Sonunda herkes ecrini bir
şekilde alır.
Amcayla
hasbihal ettik bir süre, bir daha da rastlamadım kendisine...
"Sadakalarınızı
kendilerini Allah yoluna adayıp yeryüzünde (el açıp) dolaşmayan (kapı kapı
gezmeyen) fakirlere (verin) ki, onlar yüzsuyu dökmediklerinden, durumlarını
bilmeyen onları zengin sanır. Onları -siz Allah yolunda olanlar- çehrelerinden
tanırsınız. İnsanlardan, yüzsüzlük
ederek istemezler." Bakara 2/273
Rab,
yukarıdaki ve buna benzer sadakalarla ilgili hükmünü belirtirken;
"Miskin'i
de hor görme!" der Kâinat kitabının
başka bir cümlesinde...
Zaman
zaman Taksim'e gittiğimde de görüyorum. Geçenlerde yine gördüm. Miskinler var
kıyıda köşede, fazla şaraptan gözünü bile açamayan. Para verdiğinizde
kesinlikle almaz, ısrar etmeye kalktığınızda ise hiç düşünmeden suratınıza çarpabilir.

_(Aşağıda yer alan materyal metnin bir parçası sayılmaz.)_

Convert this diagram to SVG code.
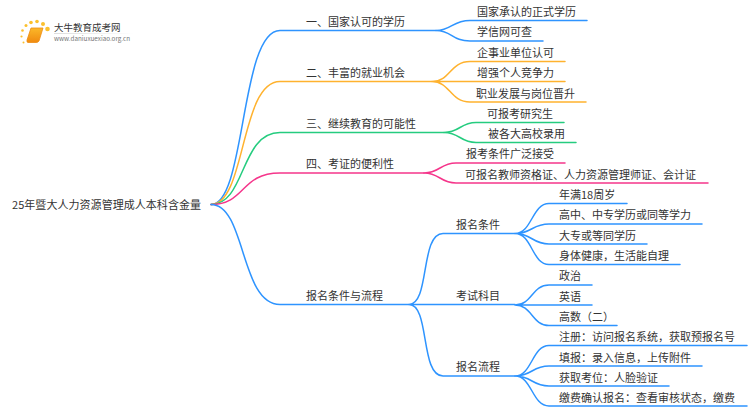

Sonra sizi hiç umursamadan alacaklarını
gidip çöpten alır. Yiyecek götürdüğünüzde ise karşı çıkmaz, kuytu bir yer
gösterip, 'Oraya bırak!' der... Paraya karşı garip bir hassasiyetleri var nedense. Yıllar önce hiç unutmam biri çok etkilemişti beni. Kim olduğunu merak etmiştim hatta biraz
araştırmak da istedim, civardaki esnaftan öğrendim , üç üniversite
mezunuymuş, birkaç dil bilirmiş,
yaşadığı elim olaylar sonrasında aklını yitirme noktasına gelmiş uzun tedaviler,
falan filan derken herkesten ve her şeyden kopmuş...
Hatırımdan
çıkmayan bir an vardı ki; gözgöze geldiğimiz kısacık bir zaman dilimiydi. Kirden
kararmış bir sûretin içinden parlayan yemyeşil gözlerindeki kederin derinliği her şeyi
anlatmaya yetmişti o an...
Şimdilerde garip bir noktaya geldik;
"Babana bile güvenme!" sözü belleğine yerleşmiş, infak duygusundan on
adım geri kaçan, müdahale etmeye çalıştığı anda dahi engelleyenler güruhuna karşı
koyamayan had ve hududun terkettiği pespaye vicdanlı yaratıklar gibiyiz.
Rab
için 'vermek' aslında 'almak' demektir. Sahip olduklarımızda görmezden
geldiğimiz başkalarının hakları da var. Ve;
"Mallarını infak edenlerin örneği, yüksekçe bir tepede bulunan,
sağanak yağmur aldığında ürünlerini iki kat veren bir bahçenin örneğine benzer
ki ona sağanak yağmur isabet etmese de bir çisentisi (vardır)."
Millet olarak doğru
gözlemciler olmadığımızı düşünüyorum. Sadece iyi niyetliyiz ama iyi niyet
yeterli mi, değil. Doğru niyetli de olmak gerek. O nasıl olacak? Ontolojik bir
nedenin varsa olur.
Sonrasında Niçe'nin
dediği gibi;
Hayatta bir 'Niçin'i
olanlar bütün 'Nasıl'lara dayanabilir!